In Israel, hot dogs in puff pastry are called Moshe B’Tayva, referencing Moshe in the little basket floating in the Nile river. This is good for an appetizer, but not for a dessert. Instead, I decided to make cream horns, also known as clothespin cookies, because you can use round clothespins as the mold instead of the usual metal tubes.
Why did Moshe’s mother put him in the Nile in a basket? According to Rashi, Pharoh’s astrologers predicted that someone would be born who would save the Jews, but that person would be brought down by water. So Pharoh commanded baby boys to be cast in the Nile. Moshe’s mother put him in the basket in the Nile so that Pharoh’s astrologers would think that he had already been cast into the river (Midrash Rabbah). As a result, the astrologers claimed that their predictions have come true, and Pharoh recalls his decree (Shemot Rabba 1:25; Sotah 12 b)

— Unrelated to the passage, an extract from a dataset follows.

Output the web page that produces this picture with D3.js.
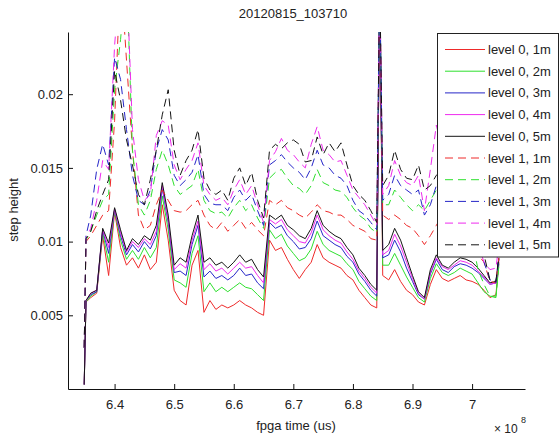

Did Pharoh’s daughter try to reach for the tayva, or did she send her maid to fetch it? There is a Midrash that she reached for the tayva, although it was out of reach, and her arm miraculously extended to be able to get it. The Kotzker Rebbe asks why she would extend her arm if she knew the tayva was beyond reach. Often, when a situation seems beyond our control, we resign ourselves to inactivity, the Kotzker Rebbe notes. “There is a profound lesson here for each and every one of us . . . . Pharaoh’s daughter heard a child’s cry and extended her arm. An unbridgeable distance lay between her and the basket containing the weeping infant, making her action seem utterly pointless. But because she did the maximum of which she was capable, she achieved the impossible. Because she extended her arm, G-d extended its reach, enabling her to save a life and raise the greatest human being ever to walk the face of the earth.”
Trust me when I tell you, these cookies are not beyond reach, or even that much of a stretch. They are really easy, even though they look hard.